Real-world psychology at play: humans seek identity cues. When your messaging signals membership, people self-select in. That’s why Seth Godin’s “Purple Cow” isn’t a gimmick — it’s a framework: be remarkable, and the remarkable will find you. The goal isn’t maximal reach; it’s maximal relevance for the people who matter.

A few guardrails: there’s a difference between being polarizing and being reckless. Don’t alienate by accident — alienate by design. Be deliberate about the lines you draw. Don’t confuse niche with niche-ignorant; listen to feedback from your core audience, but don’t allow every off-brand critique to steer your ship.

Why this works better than “safe” marketing: safe marketing blends in. It costs more to convert because you have to convince people who had low initial interest. Focused marketing converts faster because it speaks to pre-existing motivations. Over time, that compound effect — higher conversion rate, better referrals, longer retention — becomes a moat.

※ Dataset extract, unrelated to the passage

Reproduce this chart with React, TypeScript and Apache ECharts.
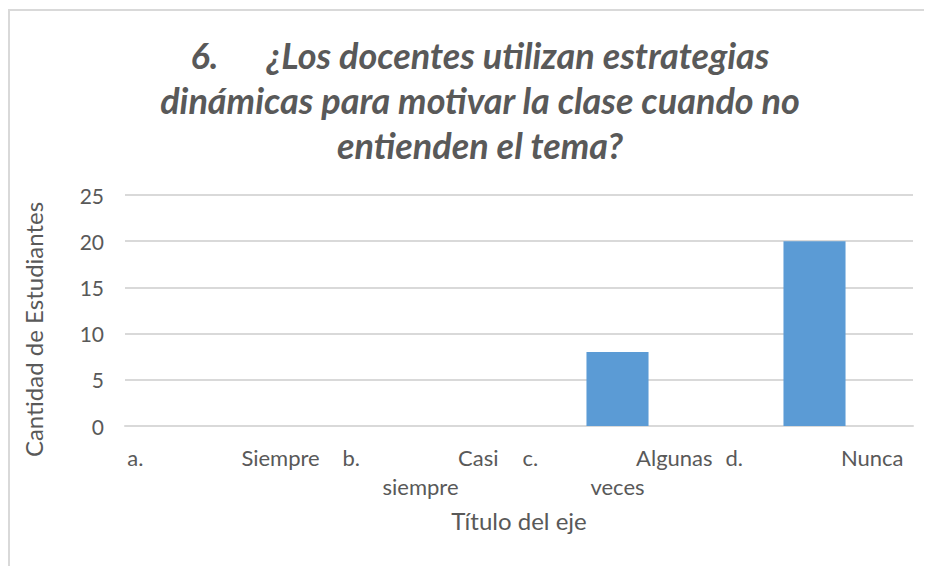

If you’re a creator, entrepreneur, or marketer: pick a lane. Embrace the people who vibe with you. Let the rest walk away. Your job isn’t to be universally liked — it’s to be intensely loved by the people who will build your brand for you. That’s how attention turns into influence, and influence turns into a business that lasts.

Want a quick experiment? Launch two micro-campaigns this week: one carefully crafted to your tribe and one “safe” broad ad. Compare cost per acquisition, retention, and referral rate after 30 days. The difference will show you where the long-term value really lives.

Speak clearly. Be brave. Build a loving, loyal audience — and stop apologizing for the people who don’t belong.